Help! Parametric equation and distance...

[world of math]

HI everyone,
I got a problem I'm stuck on. It says:

A circle of radius 1 rolls around the circumference of a larger circle of radius 4. The epicycloid traced by the point on the circumference of the smaller circle is given by x=5cost-cos5t and y=5sint-sin5t. Find the distance travedled by the point on one complete trip about the larger circle.

So I graphed that parametric equation and it looks like a four-leafed clover. I'm not sure how exactly to start. Am I supposed integrate from a to b sqrt(1+(dx/dy)^2), like finding the length of the graph? How should I start this?

Thank you for any help!

 

[galactus]

parametric arc length is given by:

\(\displaystyle \L\\\int_{a}^{b}\sqrt{(\frac{dx}{dt})^{2}+(\frac{dy}{dt})^{2}}dt\)


There's something about the epicycloid that may prove easier

The resulting integral is a monster. So, just use

\(\displaystyle \L\\8(4+1)=40\) instead. It'll give you the same answer.

 

[world of math]

Thanks! I knew something was wrong with the formula I was using. However, I just noticed something strange. dx=-5sint+5sint, which cancels out to be 0. Same with dy, which is 5cost-5cost, canceling out to be 0 again. I think I did something wrong somewhere else again...any ideas? Thanks so much!

 

[galactus]

I just gave you a shortcut. I edited my post.

And yes, you did something wrong with the differentiation.

\(\displaystyle \L\\\frac{d}{dt}[5cos(t)-cos(5t)]=5sin(5t)-5sin(t)\)

\(\displaystyle \L\\\frac{d}{dt}[5sin(t)-sin(5t)]=5cos(t)-5cos(5t)\)

 

[world of math]

Cool, I learned something new about epicycloids (my teacher never taught me about them before). I see now, thanks for all the help!

 

[galactus]

Actually, I was looking at your integral and it ain't bad.

At first glance I thought it was a monster but it simplifies nicely.

Let's expand the derivatives:

\(\displaystyle \L\\(5sin(5t)-5sin(t))^{2}+(5cos(t)-5cos(5t))^{2}\\=25sin^{2}(5t)-50sin(5t)sin(t)+25sin^{2}(t)+25cos^{2}(t)-50cos(t)cos(5t)+25cos^{2}(5t)\)

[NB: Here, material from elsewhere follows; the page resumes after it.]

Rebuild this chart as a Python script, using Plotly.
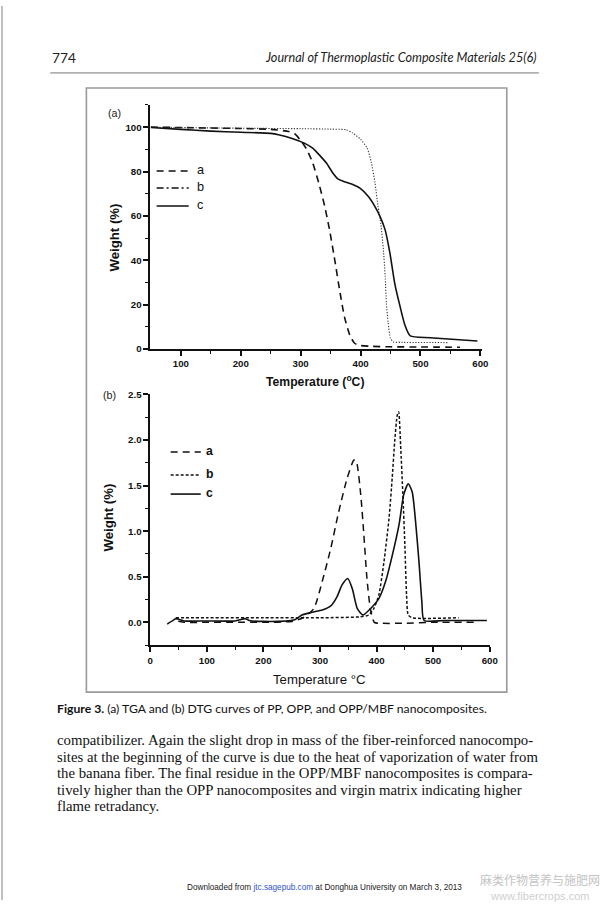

The \(\displaystyle sin^{2}+cos^{2}\) terms result to 1 and we have:

\(\displaystyle \L\\50-50(\underbrace{sin(5t)sin(t)+cos(t)cos(5t)}_{\text{cos(4t)}})\\=50(\underbrace{1-cos(4t)}_{\text{8sin^2tcos^2t}})\\=400sin^{2}(t)cos^{2}(t)\)

\(\displaystyle \L\\\sqrt{400sin^{2}(t)cos^{2}(t)}\\=20sin(t)cos(t)\\=10sin(2t)\)

So, we have:

\(\displaystyle \L\\40\int_{0}^{\frac{\pi}{2}}sin(2t)dt=\fbox{40}\)

 

[galactus]

You had better go with the integral. I am not 100% sure that easy formula will work all the way around. I worked that out rather quickly. It may not be a general case formula. I should amend my post.

I have been playing around with it and I believe a general rule appears to be \(\displaystyle \L\\8(a+b)\). Where a and b are the radii of the respective circles.